_REQUIRED WORK_. Single out the lines of the material that contain "this" and copy them.

_Data extracted from a collection_.

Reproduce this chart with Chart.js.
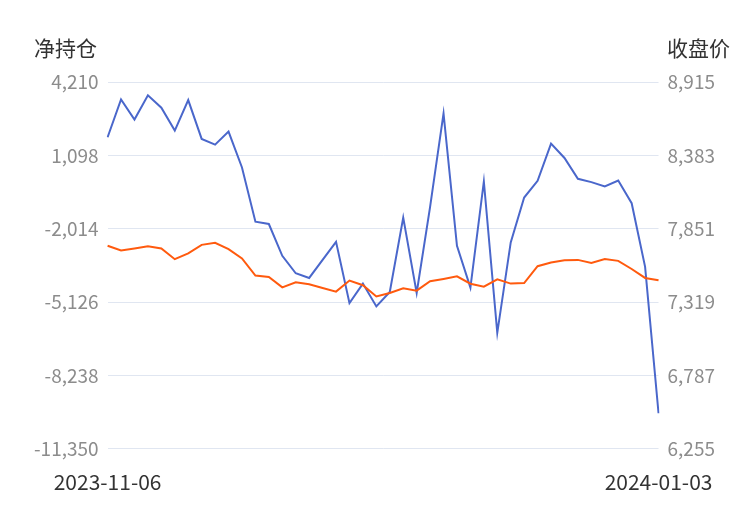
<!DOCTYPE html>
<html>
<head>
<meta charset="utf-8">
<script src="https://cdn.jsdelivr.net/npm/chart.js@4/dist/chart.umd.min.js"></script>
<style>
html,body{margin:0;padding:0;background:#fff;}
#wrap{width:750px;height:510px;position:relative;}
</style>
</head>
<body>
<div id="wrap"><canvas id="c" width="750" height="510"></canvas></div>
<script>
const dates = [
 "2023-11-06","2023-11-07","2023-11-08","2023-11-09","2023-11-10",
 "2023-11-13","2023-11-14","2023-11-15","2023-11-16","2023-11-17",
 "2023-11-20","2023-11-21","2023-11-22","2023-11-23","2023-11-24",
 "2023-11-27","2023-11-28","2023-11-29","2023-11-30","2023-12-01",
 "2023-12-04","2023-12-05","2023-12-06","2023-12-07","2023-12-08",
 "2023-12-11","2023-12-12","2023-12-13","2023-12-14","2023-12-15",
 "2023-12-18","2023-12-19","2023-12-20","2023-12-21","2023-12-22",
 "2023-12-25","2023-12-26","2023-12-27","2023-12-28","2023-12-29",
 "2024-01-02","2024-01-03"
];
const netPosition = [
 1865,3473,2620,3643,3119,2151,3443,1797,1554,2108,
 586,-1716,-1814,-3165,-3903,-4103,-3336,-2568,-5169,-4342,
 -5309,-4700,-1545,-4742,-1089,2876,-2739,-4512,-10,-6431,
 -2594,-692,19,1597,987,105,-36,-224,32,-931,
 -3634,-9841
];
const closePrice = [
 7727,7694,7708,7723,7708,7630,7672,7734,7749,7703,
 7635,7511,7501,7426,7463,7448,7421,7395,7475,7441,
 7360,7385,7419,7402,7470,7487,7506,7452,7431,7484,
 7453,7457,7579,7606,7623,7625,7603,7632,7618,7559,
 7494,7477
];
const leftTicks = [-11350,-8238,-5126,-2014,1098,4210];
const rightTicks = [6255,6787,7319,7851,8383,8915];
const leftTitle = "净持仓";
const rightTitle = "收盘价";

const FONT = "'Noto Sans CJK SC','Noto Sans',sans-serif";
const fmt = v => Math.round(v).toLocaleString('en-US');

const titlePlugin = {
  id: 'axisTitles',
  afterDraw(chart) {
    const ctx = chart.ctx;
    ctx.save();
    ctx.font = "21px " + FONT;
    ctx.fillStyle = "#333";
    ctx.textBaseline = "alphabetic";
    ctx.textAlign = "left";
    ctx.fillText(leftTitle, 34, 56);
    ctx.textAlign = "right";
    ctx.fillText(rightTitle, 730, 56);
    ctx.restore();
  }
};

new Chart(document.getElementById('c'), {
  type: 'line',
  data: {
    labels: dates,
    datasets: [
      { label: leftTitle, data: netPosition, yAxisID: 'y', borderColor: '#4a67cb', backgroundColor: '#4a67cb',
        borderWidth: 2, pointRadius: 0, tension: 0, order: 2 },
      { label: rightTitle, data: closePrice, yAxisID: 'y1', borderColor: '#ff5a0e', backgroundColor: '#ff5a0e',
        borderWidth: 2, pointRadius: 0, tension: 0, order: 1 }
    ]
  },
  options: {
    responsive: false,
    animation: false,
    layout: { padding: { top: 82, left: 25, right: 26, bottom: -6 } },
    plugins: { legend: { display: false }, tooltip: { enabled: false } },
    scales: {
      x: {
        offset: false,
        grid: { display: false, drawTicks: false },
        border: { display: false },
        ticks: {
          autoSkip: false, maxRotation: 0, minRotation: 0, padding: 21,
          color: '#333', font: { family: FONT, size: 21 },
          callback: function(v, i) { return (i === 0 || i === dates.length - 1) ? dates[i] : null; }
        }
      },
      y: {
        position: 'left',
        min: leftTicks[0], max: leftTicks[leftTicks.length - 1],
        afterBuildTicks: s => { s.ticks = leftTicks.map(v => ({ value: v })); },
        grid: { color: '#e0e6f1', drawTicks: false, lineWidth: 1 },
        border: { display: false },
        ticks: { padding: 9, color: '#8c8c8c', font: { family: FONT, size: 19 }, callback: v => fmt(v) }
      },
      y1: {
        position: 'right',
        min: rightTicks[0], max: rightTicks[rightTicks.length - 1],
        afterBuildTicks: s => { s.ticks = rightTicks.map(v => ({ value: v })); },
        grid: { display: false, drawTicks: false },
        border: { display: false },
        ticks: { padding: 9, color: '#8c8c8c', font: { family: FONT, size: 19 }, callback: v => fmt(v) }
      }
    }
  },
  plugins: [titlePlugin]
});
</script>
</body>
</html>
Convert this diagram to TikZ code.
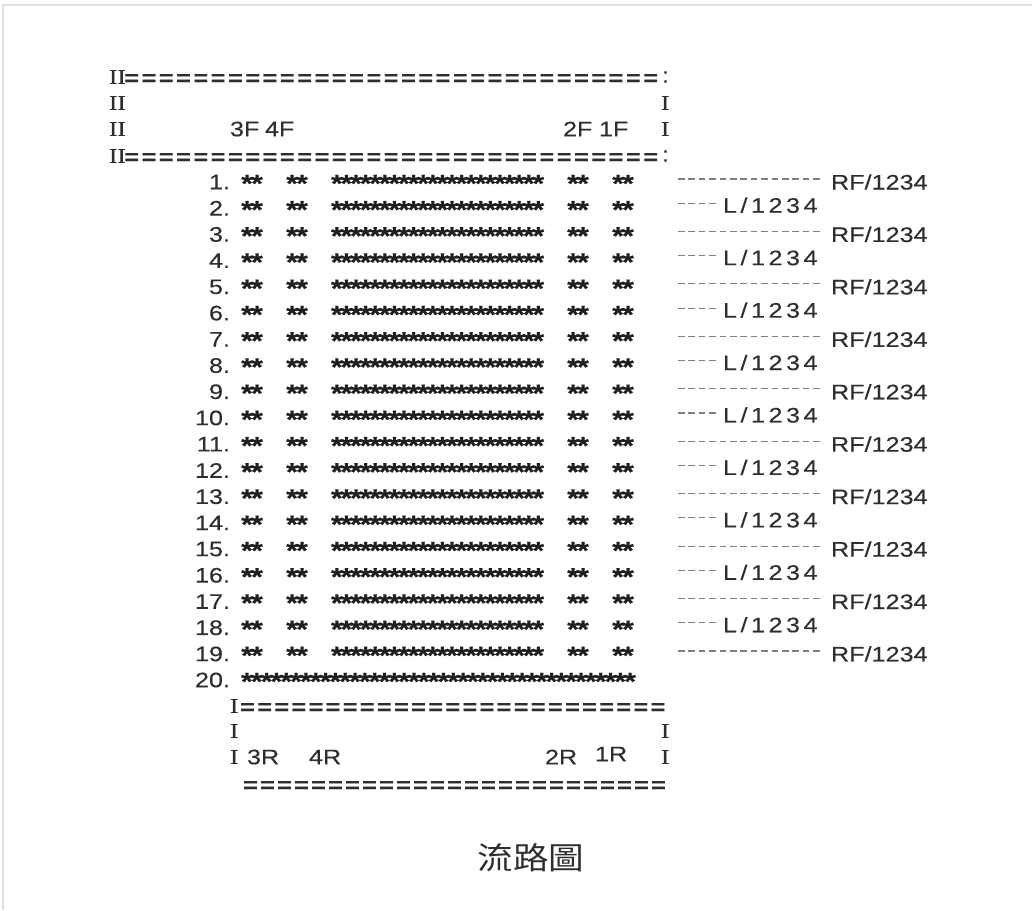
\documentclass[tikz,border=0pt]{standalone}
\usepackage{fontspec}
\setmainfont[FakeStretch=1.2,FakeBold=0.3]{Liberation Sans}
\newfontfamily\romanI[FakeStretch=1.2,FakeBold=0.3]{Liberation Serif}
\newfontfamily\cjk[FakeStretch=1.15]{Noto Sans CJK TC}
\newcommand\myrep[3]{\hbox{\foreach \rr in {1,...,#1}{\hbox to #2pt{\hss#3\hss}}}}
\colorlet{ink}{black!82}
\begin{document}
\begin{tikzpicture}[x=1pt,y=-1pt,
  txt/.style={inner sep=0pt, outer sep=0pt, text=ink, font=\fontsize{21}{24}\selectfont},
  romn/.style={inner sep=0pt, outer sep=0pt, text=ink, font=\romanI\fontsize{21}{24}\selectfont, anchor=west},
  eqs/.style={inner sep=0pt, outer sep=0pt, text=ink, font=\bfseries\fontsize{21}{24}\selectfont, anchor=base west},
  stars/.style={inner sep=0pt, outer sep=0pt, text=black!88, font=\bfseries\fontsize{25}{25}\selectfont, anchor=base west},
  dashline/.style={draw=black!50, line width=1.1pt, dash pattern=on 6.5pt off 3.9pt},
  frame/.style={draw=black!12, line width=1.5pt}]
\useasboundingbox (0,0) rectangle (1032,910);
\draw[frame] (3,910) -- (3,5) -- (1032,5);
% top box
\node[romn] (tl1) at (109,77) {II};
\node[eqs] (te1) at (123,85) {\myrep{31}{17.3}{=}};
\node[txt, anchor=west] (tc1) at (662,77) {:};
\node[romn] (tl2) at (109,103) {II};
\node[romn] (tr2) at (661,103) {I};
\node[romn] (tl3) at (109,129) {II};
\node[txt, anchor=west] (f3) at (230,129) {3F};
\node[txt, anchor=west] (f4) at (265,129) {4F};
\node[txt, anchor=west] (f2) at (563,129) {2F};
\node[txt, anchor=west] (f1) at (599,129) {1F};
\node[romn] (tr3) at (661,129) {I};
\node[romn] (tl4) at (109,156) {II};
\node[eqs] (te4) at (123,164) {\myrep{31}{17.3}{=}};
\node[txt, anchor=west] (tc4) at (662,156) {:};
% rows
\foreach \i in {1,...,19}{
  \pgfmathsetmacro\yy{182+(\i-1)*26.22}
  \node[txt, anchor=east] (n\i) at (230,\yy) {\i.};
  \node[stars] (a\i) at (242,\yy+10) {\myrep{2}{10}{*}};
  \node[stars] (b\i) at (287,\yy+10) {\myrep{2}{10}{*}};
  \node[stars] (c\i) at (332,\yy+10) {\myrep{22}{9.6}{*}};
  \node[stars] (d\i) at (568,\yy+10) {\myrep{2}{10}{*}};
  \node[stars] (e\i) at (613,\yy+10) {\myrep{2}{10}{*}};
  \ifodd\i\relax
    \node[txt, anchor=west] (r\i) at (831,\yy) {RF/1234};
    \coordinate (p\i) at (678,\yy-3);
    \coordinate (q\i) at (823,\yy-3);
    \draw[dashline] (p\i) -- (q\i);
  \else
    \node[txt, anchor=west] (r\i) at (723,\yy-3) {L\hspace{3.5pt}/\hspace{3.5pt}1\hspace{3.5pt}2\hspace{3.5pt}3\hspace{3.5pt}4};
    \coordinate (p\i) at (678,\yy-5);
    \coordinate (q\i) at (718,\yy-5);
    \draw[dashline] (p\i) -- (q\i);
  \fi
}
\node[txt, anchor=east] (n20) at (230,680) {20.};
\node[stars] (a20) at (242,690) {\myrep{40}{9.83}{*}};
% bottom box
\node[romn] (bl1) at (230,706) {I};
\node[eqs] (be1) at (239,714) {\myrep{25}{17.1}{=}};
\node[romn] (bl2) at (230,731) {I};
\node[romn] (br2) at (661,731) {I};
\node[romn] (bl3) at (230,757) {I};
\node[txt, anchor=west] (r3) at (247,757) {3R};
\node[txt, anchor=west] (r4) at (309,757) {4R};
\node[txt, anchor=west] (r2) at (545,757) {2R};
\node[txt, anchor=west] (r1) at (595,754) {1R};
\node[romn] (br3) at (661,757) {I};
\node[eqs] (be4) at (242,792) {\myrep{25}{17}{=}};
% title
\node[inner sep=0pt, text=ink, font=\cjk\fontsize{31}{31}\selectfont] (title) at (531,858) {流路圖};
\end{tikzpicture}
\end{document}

_TASK ANSWER_.
Reproduce this chart with Chart.js.
Convert this diagram to TikZ code.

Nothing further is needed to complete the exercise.